BODYSTYLES: Four-door Saloon, two-door Coupé, Convertible, Touring.

NUMBER MADE: 3,102,345

E90 320si

If it’s entertainment you’re after then the E90 might not be the most obvious choice in the historic line-up, but this isn’t an ordinary E90. Like the original E30 M3, this 320si is the result of homologation, the necessity for a manufacturer to build a number of production cars to race it. In the case of the 320si that was to allow BMW to compete in the FIA World Touring Car Championship.

It gained a modified, largely hand-built (at BMW’s F1 plant) 2.0-litre engine, with a shortened stroke and increased bore. Lift the bonnet and that special engine is obvious thanks to the carbon head covering, BMW ditched Valvetronic, for 175hp at 7000rpm and a 7300rpm redline. Top speed is 140mph, and 62mph arrives at 8.1 seconds.

Visually the 320si benefits from some subtle enhancements, with modified front and rear bumpers, sills and some interior trim.
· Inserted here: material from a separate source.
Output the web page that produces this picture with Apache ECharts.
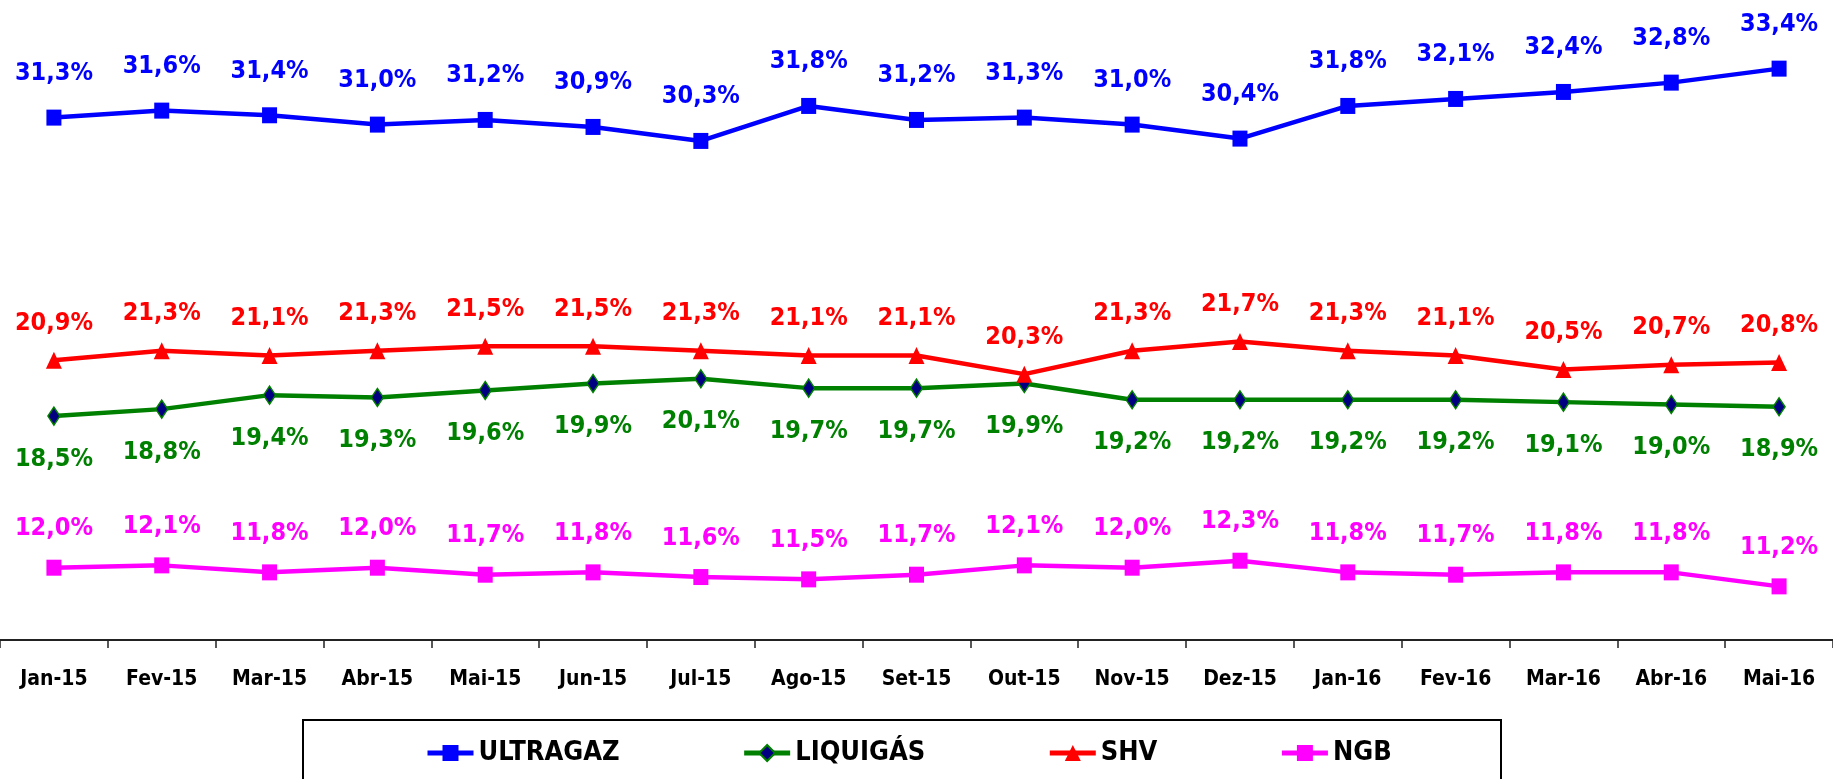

The most obvious change to its specification is the wheels, these being gorgeous 18-inch alloys with 225/40 R18 front and 255/35 R18 at the rear, riding on standard M Sport suspension.

Pushing the engine start button underlines the 320si’s homologation pedigree, with its more obvious idle. Blipping the accelerator reveals its fast-revving nature. It sounds excellent, though it’s easy to understand why the E90 in this specification might be a bit specialised in its nature to suit everyone. Me, I’d have one in a heartbeat, the engine unquestionably defining it, the free-breathing, fast-acting 2.0-litre thriving on revs to produce its best. Only offered as a manual, the six-speed unit allows you to revel in the engine’s character, the shift quick, the 320si proving an entertaining drive up that challenging, now very familiar Austrian road. In removing some of the E90’s otherwise impressive civility the 320si has an oldschool feel to it, so it has more in common with its 320iS E30 relation than you might think.

The E90’s inherent chassis balance is obvious, as it is in all the cars, but with the engine goading you to push it ever harder it’s more likely you’ll enjoy it more often. There’s a lot of grip, where the E21, E30 and E36 would have been nibbling away at the edges of grip and traction the E90 320si carries its pace with impunity, and the steering is sharp, though not giving the same detail through its rim as the older cars. If anything it feels over-tyred, the E90’s grip such that you’re unlikely to ever breach its limits on the road. It would be hugely entertaining on the track, though, which is kind of the point.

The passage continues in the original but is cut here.